Whenever one of the big boys of the tech world launch a new app, there are bound to be comparisons with existing services. For that reason, you might think that Facebook Poke getting called a Snapchat rip-off is nothing out of the ordinary. In this case however, the allegations aren’t a mere snap response (pun intended); the new Poke app not only has the same basic concept as Snapchat, it even copies its features and interface to a large extent. If you don’t already know, Snapchat is touted as the most efficient real-time picture messenger that has the ability to automatically destroy messages after a fixed period of time. Facebook Poke does all the same things, but it might gain popularity owing to the fact that you don’t have to create a new account and invite all your friends to the app; every Facebook friend of yours who is on iOS gets listed by Poke automatically, and you can start a conversation with a single tap.
If you are already using the official Facebook app on your iPhone, there is no login procedure. Simply launch Poke and you are good to go. Rather than letting you choose a contact before starting a new chat session, Poke just lists all the items that can be shared via the app. Once you have written your text or snapped a photo, one or more recipients can be selected. Poke lets you add your location to messages, and if you want to send nothing more than an old-fashioned poke, there is a button for that too. Regarding incoming pokes, long-press on any thread on the app’s main screen to see if you have received any new ones.
All text messages, images and videos shared via Poke are available to the recipients only for a limited period of time. You can select this interval using the button located in the middle of the top bar. The possible choices range from a second to 10 seconds, and the countdown starts only when the other person has opened the message, so you don’t have to worry about things going to waste. Like Snapchat, users are notified if the recipient takes a screenshot of any message. A flash icon appears next to threads containing messages whose screenshot has been captured.
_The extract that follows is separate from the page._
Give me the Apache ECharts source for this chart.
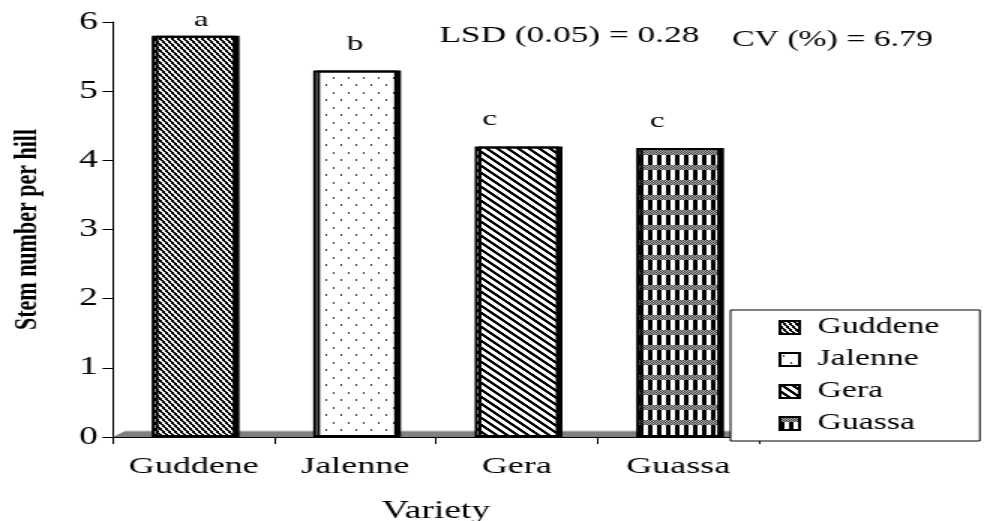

The still camera in Poke doesn’t have access to the camera roll of your device, and is only usable for sending pictures shot from within the app. Once a photo has been snapped, you can also doodle on it or add some text. It is possible to scrawl over photos in various colors, but the text input has to be in black only. When it comes to videos, there are no text options; furthermore, Poke only captures a clip for as long as you press and hold the recording button and as soon as it is released, the recording stops and is ready to be shared with any Poke contact.
The only area where Facebook Poke is worse off than Snapchat is its unavailability on Android, and once the app appears in the Play Store, it might drive all its competitors to extinction. For now, Poke is available as a free app optimized for iPhone (including iPhone 5) and iPod touch devices.